[START Material]
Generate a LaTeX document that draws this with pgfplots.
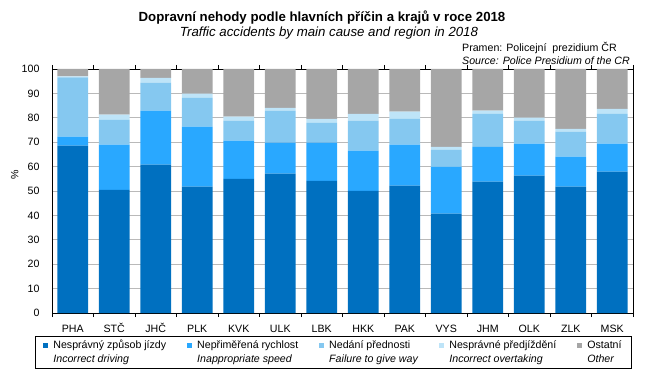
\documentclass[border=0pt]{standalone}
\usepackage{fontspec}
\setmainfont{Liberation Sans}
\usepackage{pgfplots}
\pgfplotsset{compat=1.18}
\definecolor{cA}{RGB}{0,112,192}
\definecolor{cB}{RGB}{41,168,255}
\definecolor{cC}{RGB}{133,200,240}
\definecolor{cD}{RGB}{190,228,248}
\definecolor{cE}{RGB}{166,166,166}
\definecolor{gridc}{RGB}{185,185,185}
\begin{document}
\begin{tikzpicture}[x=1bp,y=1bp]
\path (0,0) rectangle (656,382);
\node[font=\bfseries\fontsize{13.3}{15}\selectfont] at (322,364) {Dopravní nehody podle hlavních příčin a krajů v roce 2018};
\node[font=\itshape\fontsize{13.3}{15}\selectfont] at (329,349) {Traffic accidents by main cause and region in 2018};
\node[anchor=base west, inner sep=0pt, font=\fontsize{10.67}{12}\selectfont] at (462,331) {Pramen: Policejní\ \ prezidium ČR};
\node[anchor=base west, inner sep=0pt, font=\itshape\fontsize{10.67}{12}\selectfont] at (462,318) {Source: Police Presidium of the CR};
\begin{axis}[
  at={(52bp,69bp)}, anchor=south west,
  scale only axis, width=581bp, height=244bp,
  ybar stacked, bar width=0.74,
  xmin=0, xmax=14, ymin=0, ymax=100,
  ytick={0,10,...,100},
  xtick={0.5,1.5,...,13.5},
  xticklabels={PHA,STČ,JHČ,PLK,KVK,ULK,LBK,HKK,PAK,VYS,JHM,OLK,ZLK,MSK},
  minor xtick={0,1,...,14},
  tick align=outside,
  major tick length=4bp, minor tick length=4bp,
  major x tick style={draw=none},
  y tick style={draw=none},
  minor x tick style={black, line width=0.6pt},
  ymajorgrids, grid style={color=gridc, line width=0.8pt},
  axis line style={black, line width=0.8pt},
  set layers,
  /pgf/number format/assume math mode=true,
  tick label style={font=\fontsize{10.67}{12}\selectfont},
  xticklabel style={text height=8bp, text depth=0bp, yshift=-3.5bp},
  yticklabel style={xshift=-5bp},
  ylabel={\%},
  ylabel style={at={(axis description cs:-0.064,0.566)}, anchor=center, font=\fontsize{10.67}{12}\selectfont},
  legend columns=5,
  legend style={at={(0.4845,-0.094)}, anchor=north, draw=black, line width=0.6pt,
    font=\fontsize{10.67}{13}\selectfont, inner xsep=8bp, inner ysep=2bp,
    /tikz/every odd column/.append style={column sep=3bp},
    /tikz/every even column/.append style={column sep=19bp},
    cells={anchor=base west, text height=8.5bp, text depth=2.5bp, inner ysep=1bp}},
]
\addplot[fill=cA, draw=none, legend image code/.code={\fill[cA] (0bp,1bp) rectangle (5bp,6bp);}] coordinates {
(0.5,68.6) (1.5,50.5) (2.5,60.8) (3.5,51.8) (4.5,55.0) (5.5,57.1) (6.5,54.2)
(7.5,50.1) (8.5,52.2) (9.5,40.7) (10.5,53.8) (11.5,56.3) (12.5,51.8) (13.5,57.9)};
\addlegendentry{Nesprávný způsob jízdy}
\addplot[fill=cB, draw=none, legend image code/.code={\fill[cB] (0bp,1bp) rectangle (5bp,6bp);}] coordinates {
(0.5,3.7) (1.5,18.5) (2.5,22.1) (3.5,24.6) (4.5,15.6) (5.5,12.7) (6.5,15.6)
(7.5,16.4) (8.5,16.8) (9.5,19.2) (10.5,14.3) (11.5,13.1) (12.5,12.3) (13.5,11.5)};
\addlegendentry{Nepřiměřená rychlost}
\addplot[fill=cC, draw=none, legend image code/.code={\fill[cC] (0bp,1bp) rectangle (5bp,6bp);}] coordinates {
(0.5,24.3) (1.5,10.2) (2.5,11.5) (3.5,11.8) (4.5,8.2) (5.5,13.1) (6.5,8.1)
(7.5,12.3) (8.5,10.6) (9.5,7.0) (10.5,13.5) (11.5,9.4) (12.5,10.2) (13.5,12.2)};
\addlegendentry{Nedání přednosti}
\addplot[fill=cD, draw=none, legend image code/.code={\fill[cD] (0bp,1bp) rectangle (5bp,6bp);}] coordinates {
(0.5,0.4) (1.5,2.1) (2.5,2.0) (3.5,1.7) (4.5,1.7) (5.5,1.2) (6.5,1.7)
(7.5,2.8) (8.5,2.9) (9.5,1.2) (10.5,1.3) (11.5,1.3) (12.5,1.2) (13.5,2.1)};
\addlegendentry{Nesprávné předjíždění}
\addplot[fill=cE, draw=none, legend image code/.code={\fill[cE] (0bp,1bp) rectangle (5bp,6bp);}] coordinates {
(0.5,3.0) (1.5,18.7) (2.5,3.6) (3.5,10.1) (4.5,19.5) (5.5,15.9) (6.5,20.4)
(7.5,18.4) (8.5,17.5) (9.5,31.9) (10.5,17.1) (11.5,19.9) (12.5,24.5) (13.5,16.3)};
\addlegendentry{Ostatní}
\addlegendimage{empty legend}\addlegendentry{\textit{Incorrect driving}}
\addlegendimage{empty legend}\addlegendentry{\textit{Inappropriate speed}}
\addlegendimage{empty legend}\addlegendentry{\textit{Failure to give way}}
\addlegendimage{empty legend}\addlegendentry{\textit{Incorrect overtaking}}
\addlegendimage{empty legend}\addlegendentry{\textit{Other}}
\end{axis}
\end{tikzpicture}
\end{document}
[END Material]
**Task:** Your task is to repeat the data above exactly while excluding the pictures.

**Final result:**
Generate a LaTeX document that draws this with pgfplots.
\documentclass[border=0pt]{standalone}
\usepackage{fontspec}
\setmainfont{Liberation Sans}
\usepackage{pgfplots}
\pgfplotsset{compat=1.18}
\definecolor{cA}{RGB}{0,112,192}
\definecolor{cB}{RGB}{41,168,255}
\definecolor{cC}{RGB}{133,200,240}
\definecolor{cD}{RGB}{190,228,248}
\definecolor{cE}{RGB}{166,166,166}
\definecolor{gridc}{RGB}{185,185,185}
\begin{document}
\begin{tikzpicture}[x=1bp,y=1bp]
\path (0,0) rectangle (656,382);
\node[font=\bfseries\fontsize{13.3}{15}\selectfont] at (322,364) {Dopravní nehody podle hlavních příčin a krajů v roce 2018};
\node[font=\itshape\fontsize{13.3}{15}\selectfont] at (329,349) {Traffic accidents by main cause and region in 2018};
\node[anchor=base west, inner sep=0pt, font=\fontsize{10.67}{12}\selectfont] at (462,331) {Pramen: Policejní\ \ prezidium ČR};
\node[anchor=base west, inner sep=0pt, font=\itshape\fontsize{10.67}{12}\selectfont] at (462,318) {Source: Police Presidium of the CR};
\begin{axis}[
  at={(52bp,69bp)}, anchor=south west,
  scale only axis, width=581bp, height=244bp,
  ybar stacked, bar width=0.74,
  xmin=0, xmax=14, ymin=0, ymax=100,
  ytick={0,10,...,100},
  xtick={0.5,1.5,...,13.5},
  xticklabels={PHA,STČ,JHČ,PLK,KVK,ULK,LBK,HKK,PAK,VYS,JHM,OLK,ZLK,MSK},
  minor xtick={0,1,...,14},
  tick align=outside,
  major tick length=4bp, minor tick length=4bp,
  major x tick style={draw=none},
  y tick style={draw=none},
  minor x tick style={black, line width=0.6pt},
  ymajorgrids, grid style={color=gridc, line width=0.8pt},
  axis line style={black, line width=0.8pt},
  set layers,
  /pgf/number format/assume math mode=true,
  tick label style={font=\fontsize{10.67}{12}\selectfont},
  xticklabel style={text height=8bp, text depth=0bp, yshift=-3.5bp},
  yticklabel style={xshift=-5bp},
  ylabel={\%},
  ylabel style={at={(axis description cs:-0.064,0.566)}, anchor=center, font=\fontsize{10.67}{12}\selectfont},
  legend columns=5,
  legend style={at={(0.4845,-0.094)}, anchor=north, draw=black, line width=0.6pt,
    font=\fontsize{10.67}{13}\selectfont, inner xsep=8bp, inner ysep=2bp,
    /tikz/every odd column/.append style={column sep=3bp},
    /tikz/every even column/.append style={column sep=19bp},
    cells={anchor=base west, text height=8.5bp, text depth=2.5bp, inner ysep=1bp}},
]
\addplot[fill=cA, draw=none, legend image code/.code={\fill[cA] (0bp,1bp) rectangle (5bp,6bp);}] coordinates {
(0.5,68.6) (1.5,50.5) (2.5,60.8) (3.5,51.8) (4.5,55.0) (5.5,57.1) (6.5,54.2)
(7.5,50.1) (8.5,52.2) (9.5,40.7) (10.5,53.8) (11.5,56.3) (12.5,51.8) (13.5,57.9)};
\addlegendentry{Nesprávný způsob jízdy}
\addplot[fill=cB, draw=none, legend image code/.code={\fill[cB] (0bp,1bp) rectangle (5bp,6bp);}] coordinates {
(0.5,3.7) (1.5,18.5) (2.5,22.1) (3.5,24.6) (4.5,15.6) (5.5,12.7) (6.5,15.6)
(7.5,16.4) (8.5,16.8) (9.5,19.2) (10.5,14.3) (11.5,13.1) (12.5,12.3) (13.5,11.5)};
\addlegendentry{Nepřiměřená rychlost}
\addplot[fill=cC, draw=none, legend image code/.code={\fill[cC] (0bp,1bp) rectangle (5bp,6bp);}] coordinates {
(0.5,24.3) (1.5,10.2) (2.5,11.5) (3.5,11.8) (4.5,8.2) (5.5,13.1) (6.5,8.1)
(7.5,12.3) (8.5,10.6) (9.5,7.0) (10.5,13.5) (11.5,9.4) (12.5,10.2) (13.5,12.2)};
\addlegendentry{Nedání přednosti}
\addplot[fill=cD, draw=none, legend image code/.code={\fill[cD] (0bp,1bp) rectangle (5bp,6bp);}] coordinates {
(0.5,0.4) (1.5,2.1) (2.5,2.0) (3.5,1.7) (4.5,1.7) (5.5,1.2) (6.5,1.7)
(7.5,2.8) (8.5,2.9) (9.5,1.2) (10.5,1.3) (11.5,1.3) (12.5,1.2) (13.5,2.1)};
\addlegendentry{Nesprávné předjíždění}
\addplot[fill=cE, draw=none, legend image code/.code={\fill[cE] (0bp,1bp) rectangle (5bp,6bp);}] coordinates {
(0.5,3.0) (1.5,18.7) (2.5,3.6) (3.5,10.1) (4.5,19.5) (5.5,15.9) (6.5,20.4)
(7.5,18.4) (8.5,17.5) (9.5,31.9) (10.5,17.1) (11.5,19.9) (12.5,24.5) (13.5,16.3)};
\addlegendentry{Ostatní}
\addlegendimage{empty legend}\addlegendentry{\textit{Incorrect driving}}
\addlegendimage{empty legend}\addlegendentry{\textit{Inappropriate speed}}
\addlegendimage{empty legend}\addlegendentry{\textit{Failure to give way}}
\addlegendimage{empty legend}\addlegendentry{\textit{Incorrect overtaking}}
\addlegendimage{empty legend}\addlegendentry{\textit{Other}}
\end{axis}
\end{tikzpicture}
\end{document}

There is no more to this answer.